Thursday, July 3, 2008

Do feds track cell users illegally?

The ACLU and the Electronic Frontier Foundation sued the Justice Dept. Tuesday for information regarding the use of cellphones as tracking devices. The Washington Post reports that the ACLU had filed, back in November, a Freedom of Information Act request for documents, memos and guidelines on tracking cellphone users.

The groups suspect the government seeks the information without following the Fourth Amendment requirement that it establish probable cause of a crime.
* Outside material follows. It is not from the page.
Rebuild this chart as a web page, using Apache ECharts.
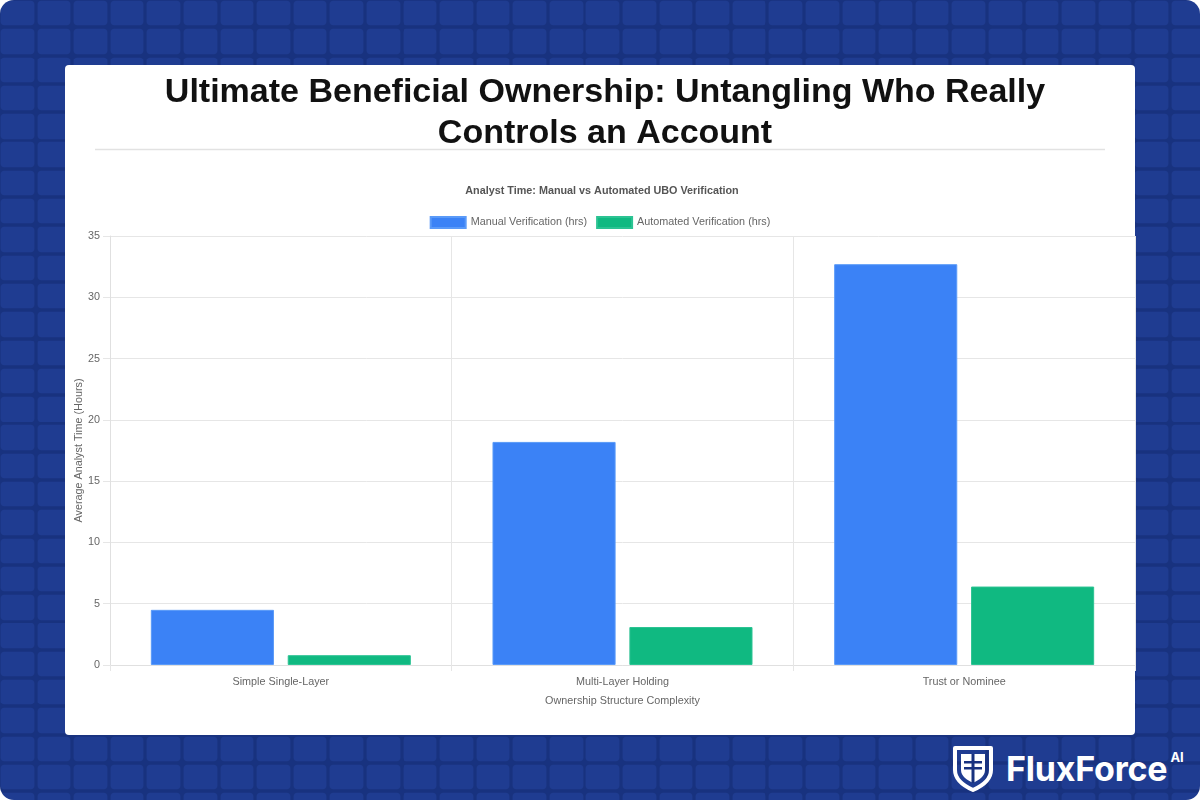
<!DOCTYPE html>
<html>
<head>
<meta charset="utf-8">
<script src="https://cdn.jsdelivr.net/npm/echarts@6/dist/echarts.min.js"></script>
<style>
  html, body { margin: 0; padding: 0; background: #ffffff; }
  #page {
    position: absolute; left: 0; top: 0; width: 1200px; height: 800px;
    border-radius: 14px; overflow: hidden;
    background-color: #18327f;
    background-image: url("data:image/svg+xml;utf8,<svg xmlns='http://www.w3.org/2000/svg' width='36.6' height='28.3'><rect x='1.6' y='1.6' width='33.4' height='25.1' rx='4' ry='4' fill='%231f3c91'/></svg>");
    background-size: 36.6px 28.3px;
    background-position: -1px -1px;
  }
  #card {
    position: absolute; left: 65px; top: 65px; width: 1070px; height: 670px;
    background: #ffffff; border-radius: 4px;
  }
  #chart { position: absolute; left: 0; top: 0; width: 1200px; height: 800px; }
  #logo { position: absolute; left: 952px; top: 744px; height: 48px; display: flex; align-items: center; }
  #logo .name { font-family: "Inter", "Liberation Sans", Arial, sans-serif; font-weight: 700; font-size: 34px; color: #fff; margin-left: 12px; letter-spacing: -0.2px; }
  #logo sup { font-family: "Inter", "Liberation Sans", Arial, sans-serif; font-weight: 700; font-size: 13px; color: #fff; position: relative; top: -11px; margin-left: 3px; }
</style>
</head>
<body>
<div id="page">
  <div id="card"></div>
  <div id="logo">
    <svg width="42" height="48" viewBox="0 0 42 48">
      <path d="M3 4 H39 V26 C39 36 30 42 21 46 C12 42 3 36 3 26 Z" fill="none" stroke="#fff" stroke-width="4" stroke-linejoin="round"/>
      <path d="M9 10 H33 V26 C33 32 27 36 21 39 C15 36 9 32 9 26 Z" fill="#fff"/>
      <rect x="19.5" y="10" width="3" height="29" fill="#18327f"/>
      <rect x="12" y="17" width="18" height="2.5" fill="#18327f"/>
      <rect x="12" y="23" width="18" height="2.5" fill="#18327f"/>
    </svg>
    <span class="name">FluxForce</span><sup>AI</sup>
  </div>
</div>
<div id="chart"></div>
<script>
const categories = ['Simple Single-Layer', 'Multi-Layer Holding', 'Trust or Nominee'];
const manualHours = [4.5, 18.2, 32.7];
const automatedHours = [0.8, 3.1, 6.4];
const seriesNames = ['Manual Verification (hrs)', 'Automated Verification (hrs)'];
const mainTitle = 'Ultimate Beneficial Ownership: Untangling Who Really\nControls an Account';
const chartTitle = 'Analyst Time: Manual vs Automated UBO Verification';
const yAxisName = 'Average Analyst Time (Hours)';
const xAxisName = 'Ownership Structure Complexity';

const FONT = '"Liberation Sans", Arial, Helvetica, sans-serif';
const SMALL = 10.8;
const chart = echarts.init(document.getElementById('chart'), null, { renderer: 'canvas' });
chart.setOption({
  backgroundColor: 'transparent',
  animation: false,
  textStyle: { fontFamily: FONT },
  title: [
    {
      text: mainTitle, left: 600, top: 67, textAlign: 'center',
      textStyle: { fontFamily: FONT, fontSize: 34, fontWeight: 'bold', color: '#111111', lineHeight: 41 }
    },
    {
      text: chartTitle, left: 597, top: 181, textAlign: 'center',
      textStyle: { fontFamily: FONT, fontSize: SMALL, fontWeight: 'bold', color: '#555555' }
    }
  ],
  graphic: [
    { type: 'line', shape: { x1: 95, y1: 149.5, x2: 1105, y2: 149.5 }, style: { stroke: '#e2e2e2', lineWidth: 1.5 } }
  ],
  legend: {
    top: 211, left: 'center', itemWidth: 35, itemHeight: 11, itemGap: 9,
    textStyle: { fontFamily: FONT, fontSize: SMALL, color: '#666666' },
    data: [
      { name: seriesNames[0], icon: 'rect' },
      { name: seriesNames[1], icon: 'rect' }
    ]
  },
  grid: { left: 110, right: 65, top: 236, bottom: 135, containLabel: false },
  xAxis: {
    type: 'category', data: categories, boundaryGap: true,
    name: xAxisName, nameLocation: 'middle', nameGap: 31, nameMoveOverlap: false,
    nameTextStyle: { fontFamily: FONT, fontSize: SMALL, color: '#666666' },
    axisLine: { show: true, lineStyle: { color: '#e0e0e0' } },
    axisTick: { show: true, length: 6, lineStyle: { color: '#e6e6e6' } },
    axisLabel: { fontFamily: FONT, fontSize: SMALL, color: '#666666', margin: 12 },
    splitLine: { show: true, lineStyle: { color: '#e6e6e6' } }
  },
  yAxis: {
    type: 'value', min: 0, max: 35, interval: 5,
    name: yAxisName, nameLocation: 'middle', nameGap: 25, nameRotate: 90, nameMoveOverlap: false,
    nameTextStyle: { fontFamily: FONT, fontSize: SMALL, color: '#666666' },
    axisLine: { show: true, lineStyle: { color: '#e0e0e0' } },
    axisTick: { show: true, length: 7, lineStyle: { color: '#e6e6e6' } },
    axisLabel: { fontFamily: FONT, fontSize: SMALL, color: '#666666', margin: 10 },
    splitLine: { show: true, lineStyle: { color: '#e6e6e6' } }
  },
  series: [
    {
      name: seriesNames[0], type: 'bar', data: manualHours,
      barCategoryGap: '23.9%', barGap: '11.2%',
      itemStyle: { color: '#3b82f6', borderColor: '#5a9af8', borderWidth: 1 }
    },
    {
      name: seriesNames[1], type: 'bar', data: automatedHours,
      barCategoryGap: '23.9%', barGap: '11.2%',
      itemStyle: { color: '#10b981', borderColor: '#2cc393', borderWidth: 1 }
    }
  ]
});
</script>
</body>
</html>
No information was forthcoming, so this suit is an attempt to shake lose the info. The DOJ responded this way:

It is important to remember that the courts determine whether or not cell-site data or more precise cell location data can be turned over to law enforcement in a particular case. . . . Law enforcement has absolutely no interest in tracking the locations of law-abiding citizens. Instead, law enforcement goes through the courts to lawfully obtain data to help locate criminal suspects, sometimes in cases where lives are literally hanging in the balance, such as a child abduction case or a serial murderer on the loose.

An article in the Post last fall revealed that the government routinely asks courts to OK the release of real-time tracking data. As the spokeman said, they “go through the courts.” The issue here apparently is not that they don’t “go” to the courts but whether they show up with inadequate proof of the need for the information and whether the courts rubber-stamp these requests.